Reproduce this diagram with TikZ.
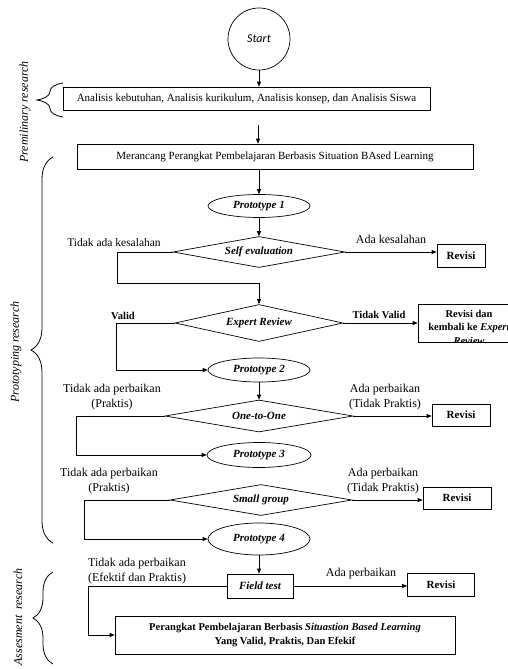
\documentclass[tikz,border=0pt]{standalone}
\usepackage{fontspec}
\setmainfont{Liberation Serif}
\newfontfamily\calib{Carlito}
\usetikzlibrary{shapes.geometric,arrows.meta,decorations.pathreplacing}
\begin{document}
\begin{tikzpicture}[x=1pt,y=-1pt,line width=0.7pt,
  arr/.style={-{Triangle[length=5pt,width=4pt]}},
  boxx/.style={draw,rectangle,inner sep=0pt,font=\fontsize{11}{13}\selectfont},
  rev/.style={draw,rectangle,inner sep=0pt,font=\bfseries\fontsize{11}{13}\selectfont},
  proto/.style={draw,ellipse,inner sep=0pt,minimum width=102,minimum height=24,font=\bfseries\itshape\fontsize{11}{13}\selectfont},
  dia/.style={draw,diamond,aspect=9,inner sep=0pt,font=\bfseries\itshape\fontsize{11}{13}\selectfont},
  lab/.style={font=\fontsize{12}{15}\selectfont,inner sep=0pt,align=center},
  side/.style={rotate=90,font=\itshape\fontsize{12}{14}\selectfont,inner sep=0pt},
  brc/.style={decorate,line width=0.8pt}]
\useasboundingbox (0,0) rectangle (508,669);
% side labels and braces
\node[side] (t1) at (25,112) {Premilinary research};
\node[side] (t2) at (16,352) {Prototyping research};
\node[side] (t3) at (18,617) {Assesment\ \ research};
\draw[brc,decoration={brace,amplitude=26pt}] (63,117) -- (63,83);
\draw[brc,decoration={brace,amplitude=22pt}] (53,543) -- (53,157);
\draw[brc,decoration={brace,amplitude=20pt}] (53,664) -- (53,572);
% nodes
\node[draw,circle,minimum size=62,inner sep=0pt,font=\calib\itshape\fontsize{12}{14}\selectfont] (start) at (259,39) {Start};
\node[boxx,minimum width=367,minimum height=23] (a1) at (246.5,98.5) {Analisis kebutuhan, Analisis kurikulum, Analisis konsep, dan Analisis Siswa};
\coordinate (c1) at (258,125);
\node[boxx,minimum width=396,minimum height=25] (a2) at (275,156.5) {Merancang Perangkat Pembelajaran Berbasis Situation BAsed Learning};
\node[proto,minimum height=23] (p1) at (259,206) {Prototype 1};
\node[dia,minimum width=172,minimum height=31] (se) at (259,252) {Self evaluation};
\node[rev,minimum width=48,minimum height=23] (r1) at (461,256) {Revisi};
\coordinate (j1) at (259,283);
\node[dia,minimum width=168,minimum height=37] (er) at (259,323) {Expert Review};
\node[rev,minimum width=102,minimum height=38] (r2) at (469,323) {};
\begin{scope}
\clip (r2.north west) rectangle (r2.south east);
\node[align=center,inner sep=0pt,font=\bfseries\fontsize{10.5}{13.5}\selectfont] (r2t) at (469,327) {Revisi dan\\kembali ke \textit{Expert}\\\textit{Review}};
\end{scope}
\node[proto] (p2) at (259,370) {Prototype 2};
\node[dia,minimum width=188,minimum height=32] (oo) at (259,416) {One-to-One};
\node[rev,minimum width=58,minimum height=22] (r3) at (461,415) {Revisi};
\node[proto,minimum width=104,minimum height=25] (p3) at (259,455) {Prototype 3};
\node[dia,minimum width=182,minimum height=31] (sg) at (261,500) {Small group};
\node[rev,minimum width=68,minimum height=22] (r4) at (457,498) {Revisi};
\node[proto,minimum height=32] (p4) at (259,539) {Prototype 4};
\node[rev,font=\bfseries\itshape\fontsize{11}{13}\selectfont,minimum width=66,minimum height=24] (ft) at (260,586) {Field test};
\node[rev,minimum width=67,minimum height=23] (r5) at (441,585) {Revisi};
\node[rev,minimum width=340,minimum height=38,align=center,font=\bfseries\fontsize{10.5}{14}\selectfont] (fin) at (285,635) {Perangkat Pembelajaran Berbasis \textit{Situastion Based Learning}\\Yang Valid, Praktis, Dan Efekif};
% labels
\node[lab,font=\fontsize{11.5}{14}\selectfont] (l1) at (114,243) {Tidak ada kesalahan};
\node[lab] (l2) at (391,239) {Ada kesalahan};
\node[lab,font=\bfseries\fontsize{10.5}{12}\selectfont] (l3) at (123,316) {Valid};
\node[lab,font=\bfseries\fontsize{10.5}{12}\selectfont] (l4) at (379,315) {Tidak Valid};
\node[lab] (l5) at (112,397) {Tidak ada perbaikan\\(Praktis)};
\node[lab] (l6) at (385,397) {Ada perbaikan\\(Tidak Praktis)};
\node[lab] (l7) at (109,481) {Tidak ada perbaikan\\(Praktis)};
\node[lab] (l8) at (383,481) {Ada perbaikan\\(Tidak Praktis)};
\node[lab] (l9) at (137,571) {Tidak ada perbaikan\\(Efektif dan Praktis)};
\node[lab] (l10) at (361,574) {Ada perbaikan};
% connectors
\draw[arr] (start.south) -- (start.south |- a1.north);
\draw[arr] (c1) -- (c1 |- a2.north);
\draw[arr] (p1.north |- a2.south) -- (p1.north);
\draw[arr] (p1.south) -- (se.north);
\draw[arr] (se.east) -- (se.east -| r1.west);
\draw (se.west) -- ++(-55,0) |- (j1);
\draw[arr] (j1) -- (er.north);
\draw[arr] (er.east) -- (er.east -| r2.west);
\draw[arr] (er.west) -- ++(-58,0) |- (p2.west);
\draw[arr] (p2.south) -- (oo.north);
\draw[arr] (oo.east) -- (oo.east -| r3.west);
\draw[arr] (oo.west) -- ++(-88,0) |- (p3.west);
\draw[arr] (sg.east) -- (sg.east -| r4.west);
\draw[arr] (sg.west) -- ++(-85,0) |- (p4.west);
\draw[arr] (p4.south) -- (p4.south |- ft.north);
\draw[arr] (ft.east) -- (ft.east -| r5.west);
\draw[arr] (ft.west) -- ++(-138,0) |- (fin.west);
\end{tikzpicture}
\end{document}
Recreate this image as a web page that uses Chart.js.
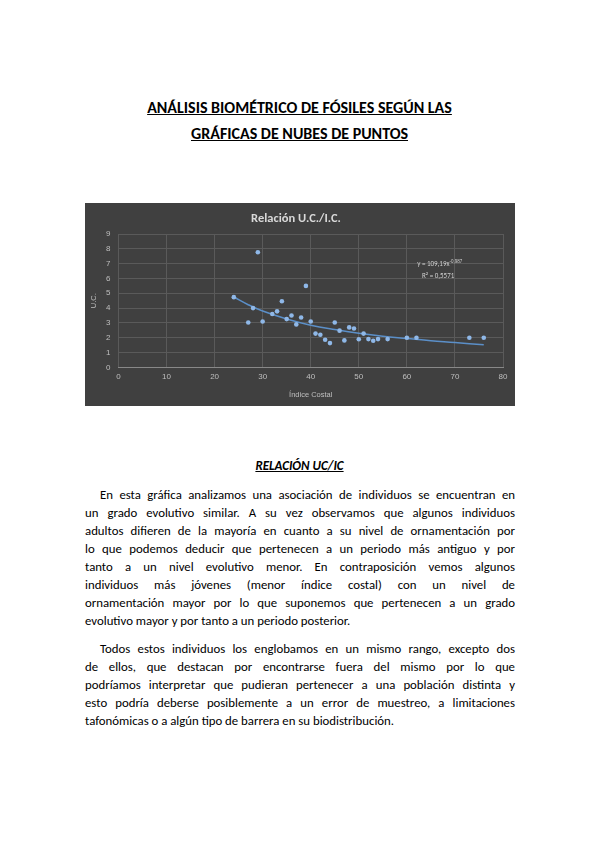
<!DOCTYPE html><html><head><meta charset="utf-8">
<script src="https://cdn.jsdelivr.net/npm/chart.js@4"></script>
<style>
body{margin:0;background:#fff;font-family:Carlito,"Open Sans",sans-serif;color:#000;width:599px;height:848px;position:relative;overflow:hidden}
.t{position:absolute;left:0;width:599px;text-align:center;font-weight:bold;text-decoration:underline;font-size:16px}
.l{position:absolute;left:85px;width:430px;font-size:12.8px;text-align:justify;text-align-last:justify;white-space:nowrap;word-spacing:0}
.e{text-align-last:left}
#box{position:absolute;left:85px;top:203px;width:430px;height:203px;background:#404040}
</style></head><body>
<div class="t" style="top:98px">ANÁLISIS BIOMÉTRICO DE FÓSILES SEGÚN LAS</div>
<div class="t" style="top:124px">GRÁFICAS DE NUBES DE PUNTOS</div>
<div id="box"><canvas id="c" width="430" height="203"></canvas></div>
<div class="t" style="top:458px;font-size:13px;font-style:italic">RELACIÓN UC/IC</div>
<div id="txt"></div>
<script>
const xs=[24,27,28,29,30,32,33,34,35,36,37,38,39,40,41,42,43,44,45,46,47,48,49,50,51,52,53,54,56,60,62,73,76];
const ys=[4.74,3.03,4.0,7.77,3.1,3.6,3.78,4.46,3.26,3.5,2.9,3.37,5.5,3.1,2.28,2.2,1.87,1.64,3.03,2.48,1.82,2.7,2.62,1.9,2.28,1.91,1.8,1.91,1.91,2.0,2.0,2.0,2.0];
const trendX=[24,27,30,35,40,45,50,55,60,65,70,76];
const trendY=[4.75,4.23,3.8,3.27,2.85,2.55,2.3,2.1,1.95,1.8,1.68,1.52];
const xTicks=[0,10,20,30,40,50,60,70,80];
const lines=[
["En esta gráfica analizamos una asociación de individuos se encuentran en",0],
["un grado evolutivo similar. A su vez observamos que algunos individuos",0],
["adultos difieren de la mayoría en cuanto a su nivel de ornamentación por",0],
["lo que podemos deducir que pertenecen a un periodo más antiguo y por",0],
["tanto a un nivel evolutivo menor. En contraposición vemos algunos",0],
["individuos más jóvenes (menor índice costal) con un nivel de",0],
["ornamentación mayor por lo que suponemos que pertenecen a un grado",0],
["evolutivo mayor y por tanto a un periodo posterior.",1],
["Todos estos individuos los englobamos en un mismo rango, excepto dos",0],
["de ellos, que destacan por encontrarse fuera del mismo por lo que",0],
["podríamos interpretar que pudieran pertenecer a una población distinta y",0],
["esto podría deberse posiblemente a un error de muestreo, a limitaciones",0],
["tafonómicas o a algún tipo de barrera en su biodistribución.",1]];
const tops=[487,505,523,541,559,577,595,613,641,659,677,695,713];
let h='';lines.forEach((l,i)=>{const ind=(i==0||i==8);h+=`<div class="l${l[1]?' e':''}" style="top:${tops[i]}px;${ind?'left:100px;width:415px':''}">${l[0]}</div>`});
document.getElementById('txt').innerHTML=h;
const grid='#5a5a5a',tc='#bfbfbf';
new Chart(document.getElementById('c'),{type:'scatter',data:{datasets:[
{data:xs.map((x,i)=>({x,y:ys[i]})),backgroundColor:'#8fb8e8',borderColor:'#5b9bd5',pointRadius:2.3,borderWidth:0},
{type:'line',data:trendX.map((x,i)=>({x,y:trendY[i]})),borderColor:'#5b8fc8',borderWidth:1.5,pointRadius:0,tension:0.4,fill:false}]},
options:{responsive:false,animation:false,devicePixelRatio:1,
layout:{padding:{left:4,right:12,top:0,bottom:4}},
plugins:{legend:{display:false},tooltip:{enabled:false},title:{display:true,text:'Relación U.C./I.C.',color:'#d9d9d9',font:{size:12.5,family:'Carlito, Open Sans'},padding:{top:8,bottom:8}}},
scales:{x:{type:'linear',min:0,max:80,afterBuildTicks:a=>{a.ticks=xTicks.map(v=>({value:v}))},grid:{color:grid,drawTicks:false},border:{color:'#888'},ticks:{color:tc,font:{size:8},padding:5,autoSkip:false},title:{display:true,text:'Índice Costal',color:tc,font:{size:7.5},padding:3}},
y:{min:0,max:9,ticks:{stepSize:1,color:tc,font:{size:8},padding:8,autoSkip:false},grid:{color:grid,drawTicks:false},border:{display:false},title:{display:true,text:'U.C.',color:tc,font:{size:7.5},padding:0}}}},
plugins:[{id:'eq',afterDraw(c){const x=c.scales.x,y=c.scales.y,g=c.ctx;g.save();g.fillStyle='#d0d0d0';g.font='7px Carlito, Open Sans';g.textAlign='center';
g.fillText('y = 109,19x',x.getPixelForValue(65.5),y.getPixelForValue(6.85));g.font='4.5px sans-serif';g.fillText('-0,987',x.getPixelForValue(70.2),y.getPixelForValue(7.05));
g.font='7px Carlito, Open Sans';g.fillText('R² = 0,5571',x.getPixelForValue(66.5),y.getPixelForValue(6.0));g.restore();}}]});
</script>
</body></html>
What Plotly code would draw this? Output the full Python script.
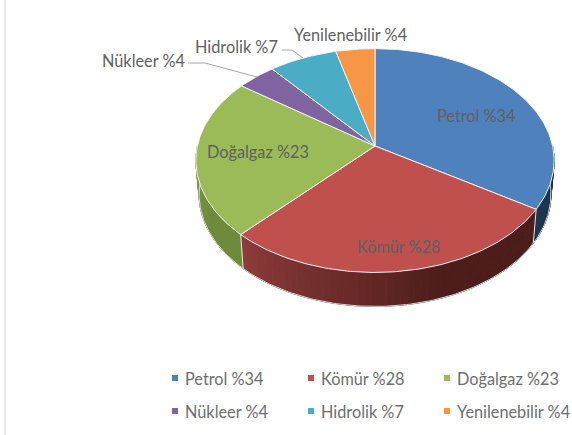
• • • • • • •
* _EXERCISE_
Show all lines above holding "this".

* _OUTPUT OF THE TASK_
Reproduce this diagram with TikZ.
Recreate this image as a web page that uses Chart.js.
What Plotly code would draw this? Output the full Python script.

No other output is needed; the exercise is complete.